- Prompt:
Wherever the word "chart" appears in a line, copy that line.

- Data excerpts:
-- begin --
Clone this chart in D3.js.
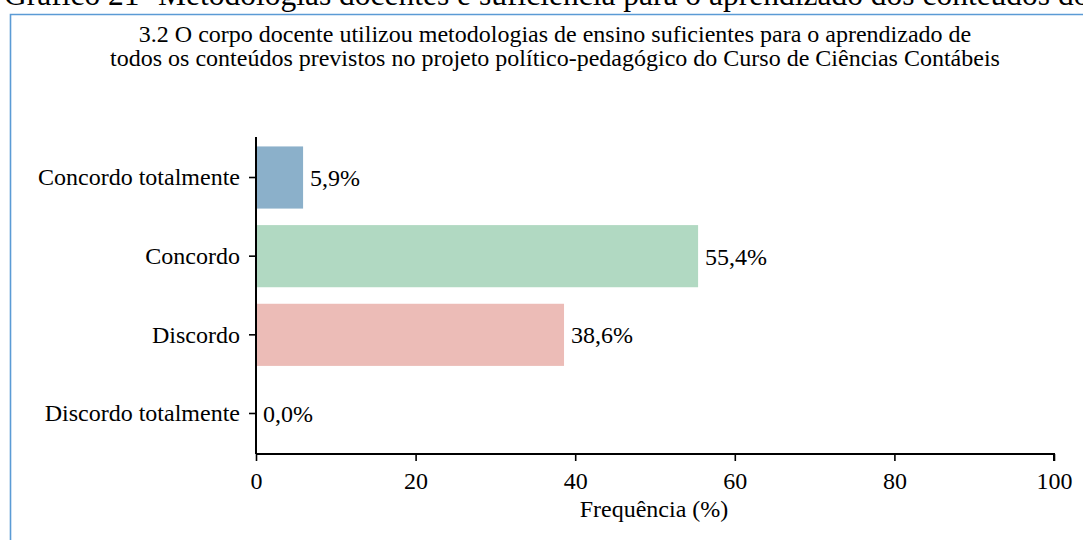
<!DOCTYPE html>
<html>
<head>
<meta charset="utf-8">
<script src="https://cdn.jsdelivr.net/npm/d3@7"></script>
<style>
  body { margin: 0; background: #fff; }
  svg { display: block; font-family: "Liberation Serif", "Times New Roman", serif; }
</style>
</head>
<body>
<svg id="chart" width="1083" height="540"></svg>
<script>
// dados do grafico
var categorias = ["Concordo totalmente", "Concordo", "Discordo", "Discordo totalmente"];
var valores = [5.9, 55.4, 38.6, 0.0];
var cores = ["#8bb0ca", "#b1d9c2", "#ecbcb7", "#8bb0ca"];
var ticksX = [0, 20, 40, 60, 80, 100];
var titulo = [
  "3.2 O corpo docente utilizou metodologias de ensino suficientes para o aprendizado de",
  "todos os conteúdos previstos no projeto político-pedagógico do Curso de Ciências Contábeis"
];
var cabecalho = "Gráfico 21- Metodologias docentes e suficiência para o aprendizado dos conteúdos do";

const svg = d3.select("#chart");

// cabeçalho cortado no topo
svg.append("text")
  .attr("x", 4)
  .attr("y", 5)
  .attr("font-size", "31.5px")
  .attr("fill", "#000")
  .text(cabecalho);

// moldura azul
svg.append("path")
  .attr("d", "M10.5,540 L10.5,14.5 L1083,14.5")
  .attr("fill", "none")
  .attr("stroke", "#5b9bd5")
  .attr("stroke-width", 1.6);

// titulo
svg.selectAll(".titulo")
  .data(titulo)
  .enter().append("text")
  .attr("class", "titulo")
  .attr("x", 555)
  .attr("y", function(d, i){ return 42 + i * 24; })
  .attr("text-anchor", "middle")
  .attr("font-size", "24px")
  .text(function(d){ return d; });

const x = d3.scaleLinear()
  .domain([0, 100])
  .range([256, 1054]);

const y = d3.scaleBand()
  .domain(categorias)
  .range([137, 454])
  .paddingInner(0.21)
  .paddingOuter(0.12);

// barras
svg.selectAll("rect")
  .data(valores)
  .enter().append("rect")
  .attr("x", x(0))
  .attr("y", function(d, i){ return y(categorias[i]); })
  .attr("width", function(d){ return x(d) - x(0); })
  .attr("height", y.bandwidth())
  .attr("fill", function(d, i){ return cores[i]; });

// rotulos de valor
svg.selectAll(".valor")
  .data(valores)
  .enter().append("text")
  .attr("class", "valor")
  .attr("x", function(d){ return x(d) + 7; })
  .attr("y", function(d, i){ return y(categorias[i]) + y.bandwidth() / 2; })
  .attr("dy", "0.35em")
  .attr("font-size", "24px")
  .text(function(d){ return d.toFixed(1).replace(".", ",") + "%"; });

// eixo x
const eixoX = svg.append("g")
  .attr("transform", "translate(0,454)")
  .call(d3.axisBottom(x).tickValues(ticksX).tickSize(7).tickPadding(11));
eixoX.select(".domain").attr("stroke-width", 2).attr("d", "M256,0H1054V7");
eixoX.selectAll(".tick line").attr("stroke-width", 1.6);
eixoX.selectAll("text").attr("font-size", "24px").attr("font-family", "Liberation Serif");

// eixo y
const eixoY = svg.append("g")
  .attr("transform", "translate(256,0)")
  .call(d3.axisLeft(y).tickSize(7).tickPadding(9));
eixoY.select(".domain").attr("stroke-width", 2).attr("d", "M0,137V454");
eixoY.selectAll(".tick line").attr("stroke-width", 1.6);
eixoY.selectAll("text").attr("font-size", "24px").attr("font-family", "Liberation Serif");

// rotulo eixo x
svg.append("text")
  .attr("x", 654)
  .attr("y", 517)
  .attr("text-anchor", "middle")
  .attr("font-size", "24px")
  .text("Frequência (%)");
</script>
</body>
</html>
-- end --
-- begin --
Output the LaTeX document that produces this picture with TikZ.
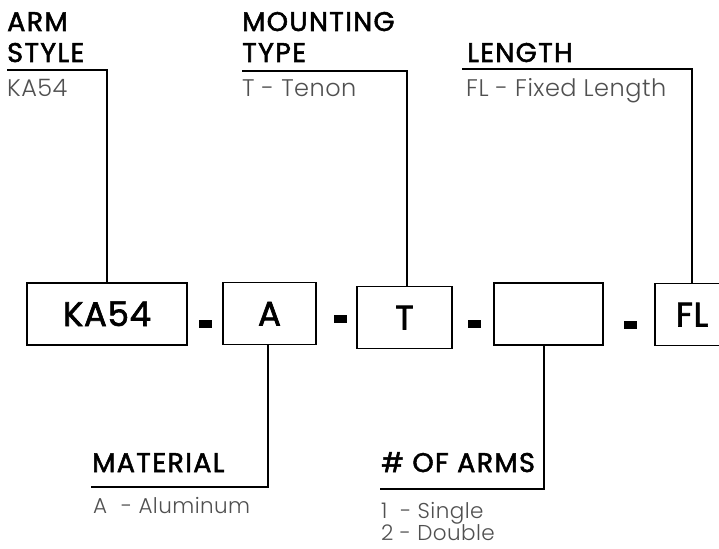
-- end --
- Solved exercise:
Clone this chart in D3.js.
<svg id="chart" width="1083" height="540"></svg>
const svg = d3.select("#chart");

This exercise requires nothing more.